Except, importantly with the rudimentary reducing valves typically used, with the direct feed the van's pipework could be exposed to whatever the water utilities' pressure is.
Therefore, could be anything from the legal minimum of one up to 4 bar , about 60 psi.
Whereas, with the higher pressure submersible pumps we use in our Aquarolls etc, these peek at about two bar, the design limit for much of the water system kit.
It only takes a bit of detritus, as exampled above, coming down the hose.
 
Ian
I have to disagree.🙀

Direct feed , the caravan pipes and on board system are facing direct mains pressure.

Aquaroll using the adaptor will only flood the caravan if the pump activates and then a pipe fails. There is , in the normal usage no direct mains pressure applied to the caravan pipes.
If the adaptor fails , all that happens is the aquaroll will overflow, no damage inside .
Direct feed often includes a pressure regulator - indeed some regulators are set to a lower pressure than the conventional submersible pump can achieve.

I use an aquaroll and submersible pump - with a hose from the water point I just top the barrel up once a day.
 
Ian
I have to disagree.🙀

Direct feed , the caravan pipes and on board system are facing direct mains pressure.

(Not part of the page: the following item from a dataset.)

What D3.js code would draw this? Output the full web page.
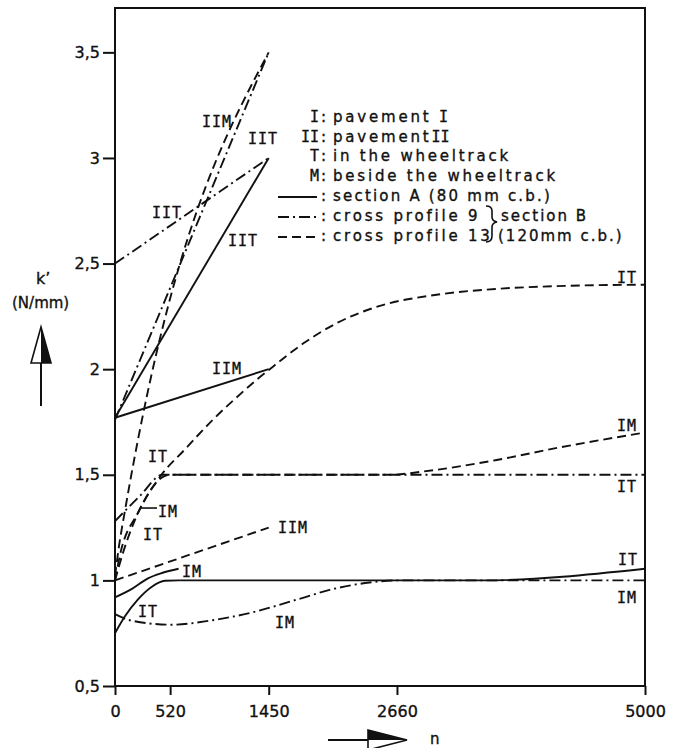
<!DOCTYPE html>
<html>
<head>
<meta charset="utf-8">
<script src="https://cdn.jsdelivr.net/npm/d3@7"></script>
<style>
  body { margin: 0; background: #fff; }
  svg { display: block; }
  text { font-family: "DejaVu Sans", sans-serif; fill: #111; stroke: #111; stroke-width: 0.35px; }
  .lbl { font-family: "DejaVu Sans Mono", monospace; font-size: 15px; letter-spacing: 1px; }
  .key { font-size: 15px; letter-spacing: 2.8px; }
  .mono { font-family: "DejaVu Sans Mono", monospace; }
</style>
</head>
<body>
<div id="chart"></div>
<script>
const xTicks = [0, 520, 1450, 2660, 5000]
const yTicks = [0.5, 1, 1.5, 2, 2.5, 3, 3.5]
const yTickLabels = ['0,5', '1', '1,5', '2', '2,5', '3', '3,5']

// section A (80 mm c.b.) - solid
const aIIT = [[0, 1.77], [1450, 3.0]]
const aIIM = [[0, 1.77], [1450, 2.0]]
const aIT = [[0, 0.75], [94, 0.83], [217, 0.91], [348, 0.97], [471, 0.998], [600, 1.0], [3450, 1.0], [5000, 1.055]]
const aIM = [[0, 0.92], [160, 0.96], [311, 1.01], [442, 1.035], [600, 1.055]]

// cross profile 9 - dash-dot
const p9IIT = [[0, 2.5], [1450, 3.0]]
const p9IIM = [[0, 1.76], [1450, 3.5]]
const p9IT = [[0, 1.28], [235, 1.4], [450, 1.5], [5000, 1.5]]
const p9IM = [[0, 0.84], [150, 0.81], [537, 0.79], [900, 0.81], [1224, 0.84], [1789, 0.92], [2025, 0.955], [2400, 0.99], [2660, 1.0], [5000, 1.0]]

// cross profile 13 - dashed
const p13IIT = [[0, 1.02], [40, 1.17], [94, 1.33], [1450, 3.5]]
const p13IIM = [[0, 1.0], [1450, 1.25]]
const p13IT = [[0, 1.0], [75, 1.13], [200, 1.3], [424, 1.49], [659, 1.62], [942, 1.77], [1111, 1.85], [1337, 1.95], [1460, 2.0], [1800, 2.13], [2100, 2.22], [2500, 2.3], [3000, 2.35], [3600, 2.38], [4300, 2.395], [5000, 2.4]]
const p13IM = [[0, 1.0], [47, 1.12], [217, 1.32], [452, 1.49], [520, 1.5], [2600, 1.5], [2900, 1.515], [3600, 1.57], [4200, 1.63], [5000, 1.7]]

// curve labels: text, n, k'
const labelTexts = ['IIM', 'IIT', 'IIT', 'IIT', 'IIM', 'IT', 'IM', 'IT', 'IT', 'IM', 'IT', 'IM', 'IT', 'IIM', 'IM', 'IT', 'IM']
const labelN = [821, 1255, 349, 1066, 915, 4736, 4736, 4736, 4745, 4736, 311, 406, 264, 1538, 632, 217, 1509]
const labelK = [3.145, 3.064, 2.718, 2.585, 1.979, 2.41, 1.709, 1.419, 1.073, 0.893, 1.562, 1.30, 1.19, 1.225, 1.017, 0.827, 0.775]

const keyLetters = ['I', 'II', 'T', 'M']
const keyTexts = ['pavement ', 'pavement', 'in the wheeltrack', 'beside the wheeltrack']
const keyTail = ['I', 'II', '', '']
const styleTexts = ['section A (80 mm c.b.)', 'cross profile 9', 'cross profile 13']

const W = 676, H = 748
const margin = {top: 8, right: 31, bottom: 62, left: 115}
const dashes = {solid: null, dashdot: '11,4,2,4', dashed: '9,5'}

const svg = d3.select('#chart').append('svg').attr('width', W).attr('height', H)

const x = d3.scaleLinear().domain([0, 5000]).range([margin.left, W - margin.right])
const y = d3.scaleLinear().domain([0.5, 3.71]).range([H - margin.bottom, margin.top])

// frame
svg.append('rect')
  .attr('x', x(0)).attr('y', y(3.71))
  .attr('width', x(5000) - x(0)).attr('height', y(0.5) - y(3.71))
  .attr('fill', 'none').attr('stroke', '#111').attr('stroke-width', 2)

const yAxis = svg.append('g')
  .attr('transform', 'translate(' + x(0) + ',0)')
  .call(d3.axisLeft(y).tickValues(yTicks).tickFormat((d, i) => yTickLabels[i]).tickSize(12).tickPadding(3).tickSizeOuter(0))
yAxis.select('.domain').remove()
yAxis.selectAll('line').attr('stroke', '#111').attr('stroke-width', 2)
yAxis.selectAll('text').attr('font-size', 16).attr('font-family', 'DejaVu Sans').attr('fill', '#111')

const xAxis = svg.append('g')
  .attr('transform', 'translate(0,' + y(0.5) + ')')
  .call(d3.axisBottom(x).tickValues(xTicks).tickFormat(d => d).tickSize(9).tickPadding(11).tickSizeOuter(0))
xAxis.select('.domain').remove()
xAxis.selectAll('line').attr('stroke', '#111').attr('stroke-width', 2)
xAxis.selectAll('text').attr('font-size', 16).attr('font-family', 'DejaVu Sans').attr('fill', '#111')

// curves
const line = d3.line().x(d => x(d[0])).y(d => y(d[1])).curve(d3.curveMonotoneX)
const series = [
  [aIIT, 'solid'], [aIIM, 'solid'], [aIT, 'solid'], [aIM, 'solid'],
  [p9IIT, 'dashdot'], [p9IIM, 'dashdot'], [p9IT, 'dashdot'], [p9IM, 'dashdot'],
  [p13IIT, 'dashed'], [p13IIM, 'dashed'], [p13IT, 'dashed'], [p13IM, 'dashed'],
]
svg.append('g').selectAll('path').data(series).join('path')
  .attr('d', d => line(d[0]))
  .attr('fill', 'none')
  .attr('stroke', '#111')
  .attr('stroke-width', 1.9)
  .attr('stroke-dasharray', d => dashes[d[1]])

// curve labels
svg.append('g').selectAll('text').data(labelTexts).join('text')
  .attr('class', 'lbl')
  .attr('x', (d, i) => x(labelN[i]))
  .attr('y', (d, i) => y(labelK[i]))
  .text(d => d)
// leader for the small IM label
svg.append('line')
  .attr('x1', x(labelN[11]) - 18).attr('x2', x(labelN[11]) - 1)
  .attr('y1', y(labelK[11]) - 9).attr('y2', y(labelK[11]) - 9)
  .attr('stroke', '#111').attr('stroke-width', 1.6)

// key
const key = svg.append('g')
keyLetters.forEach((k, i) => {
  const yy = 122 + i * 19.5
  key.append('text').attr('class', 'key mono').attr('x', 319).attr('y', yy)
    .attr('text-anchor', 'end').style('letter-spacing', '0px').text(k)
  key.append('text').attr('class', 'key').attr('x', 321).attr('y', yy).text(':')
  const t = key.append('text').attr('class', 'key').attr('x', 333).attr('y', yy)
  t.append('tspan').text(keyTexts[i])
  if (keyTail[i]) t.append('tspan').attr('class', 'mono').style('letter-spacing', '0px').text(keyTail[i])
})
const styleKeys = ['solid', 'dashdot', 'dashed']
styleTexts.forEach((s, i) => {
  const yy = 201 + i * 20
  key.append('line').attr('x1', 278).attr('x2', 317).attr('y1', yy - 4).attr('y2', yy - 4)
    .attr('stroke', '#111').attr('stroke-width', 1.9).attr('stroke-dasharray', dashes[styleKeys[i]])
  key.append('text').attr('class', 'key').attr('x', 321).attr('y', yy).text(':')
  key.append('text').attr('class', 'key').attr('x', 333).attr('y', yy)
    .style('letter-spacing', i === 0 ? '2.2px' : '2.8px').text(s)
})
key.append('path')
  .attr('d', 'M486,206 q6,0 6,5 v6 q0,4 5,5 q-5,1 -5,5 v9 q0,6 -6,6')
  .attr('fill', 'none').attr('stroke', '#111').attr('stroke-width', 1.6)
key.append('text').attr('class', 'key').attr('x', 501).attr('y', 221).style('letter-spacing', '2px').text('section B')
key.append('text').attr('class', 'key').attr('x', 498).attr('y', 241).style('letter-spacing', '2px').text('(120mm c.b.)')

// axis titles
svg.append('text').attr('x', 36).attr('y', 284).attr('font-size', 16).text('k\u2019')
svg.append('text').attr('x', 12).attr('y', 308).attr('font-size', 15).text('(N/mm)')

// up arrow
svg.append('line').attr('x1', 41).attr('x2', 41).attr('y1', 363).attr('y2', 406)
  .attr('stroke', '#111').attr('stroke-width', 2)
svg.append('path').attr('d', 'M41,327 L31,363 L51,363 Z').attr('fill', '#fff').attr('stroke', '#111').attr('stroke-width', 1.6)
svg.append('path').attr('d', 'M41,327 L41,363 L51,363 Z').attr('fill', '#111')

// right arrow
svg.append('line').attr('x1', 328).attr('x2', 368).attr('y1', 740).attr('y2', 740)
  .attr('stroke', '#111').attr('stroke-width', 2)
svg.append('path').attr('d', 'M407,740 L368,730 L368,750 Z').attr('fill', '#fff').attr('stroke', '#111').attr('stroke-width', 1.6)
svg.append('path').attr('d', 'M407,740 L368,730 L368,740 Z').attr('fill', '#111')
svg.append('text').attr('x', 430).attr('y', 744).attr('font-size', 15).text('n')
</script>
</body>
</html>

Aquaroll using the adaptor will only flood the caravan if the pump activates and then a pipe fails. There is , in the normal usage no direct mains pressure applied to the caravan pipes.
If the adaptor fails , all that happens is the aquaroll will overflow, no damage inside .
Our caravan flooded using an aquaroll and there was nothing anyone could have done about it due to it being a pipe issue in the caravan. I never mentioned using the adaptor, but if a pipe fails, adaptor or not the caravan will still flood as the pump will activate as it senses loss of pressure as if a tap is open.
 
Our caravan flooded using an aquaroll and there was nothing anyone could have done about it due to it being a pipe issue in the caravan. I never mentioned using the adaptor, but if a pipe fails, adaptor or not the caravan will still flood as the pump will activate as it senses loss of pressure as if a tap is open.
True.
But the difference is the aquaroll scenario does not apply a constant mains pressure to the pipes whereas the direct link does.
Agreed if the unpressured pipe breaks the pump will trigger and flood.But the chances of a low pressure pipe failing compared to mains high pressure are vastly different.